Creamy White Chili
- 1 lb skinless chicken breast, grilled with 1/4tsp each, salt, black pepper, garlic powder.
- 1 tsp canola oil
- 1 medium onion, chopped
- 1.5 tsp garlic powder
- ¼ tsp salt
- 1 tsp ground cumin
- 1 tsp dried oregano
- ½ tsp black pepper
- ¼ tsp cayenne pepper
- 1 (14.5oz) can low sodium chicken broth
- 2 (15.5oz) cans low sodium great northern beans, drained
- 2 (4oz) cans green chilies
- ½ c reduced fat sour cream, room temperature*
- ½ c skim milk
Grill (or poach chicken) until cooked and then cut into 1/2inch cubes.
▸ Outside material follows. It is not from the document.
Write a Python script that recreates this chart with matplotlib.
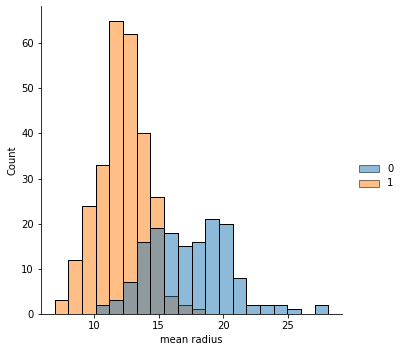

In a large pot, sauté onion in canola oil until translucent. Add garlic powder, cumin, oregano, black pepper, cayenne pepper. Add in beans, broth, and chilies. Bring to a boil. Reduce heat and simmer uncovered for 30 minutes.
Take chili off direct heat and allow to sit for 5 minutes. Stir in sour cream and skim milk before serving to add richness.
*Sour cream can be left out altogether OR add dollop of about 1.5TB per serving bowl. The chili will not freeze well with sour cream.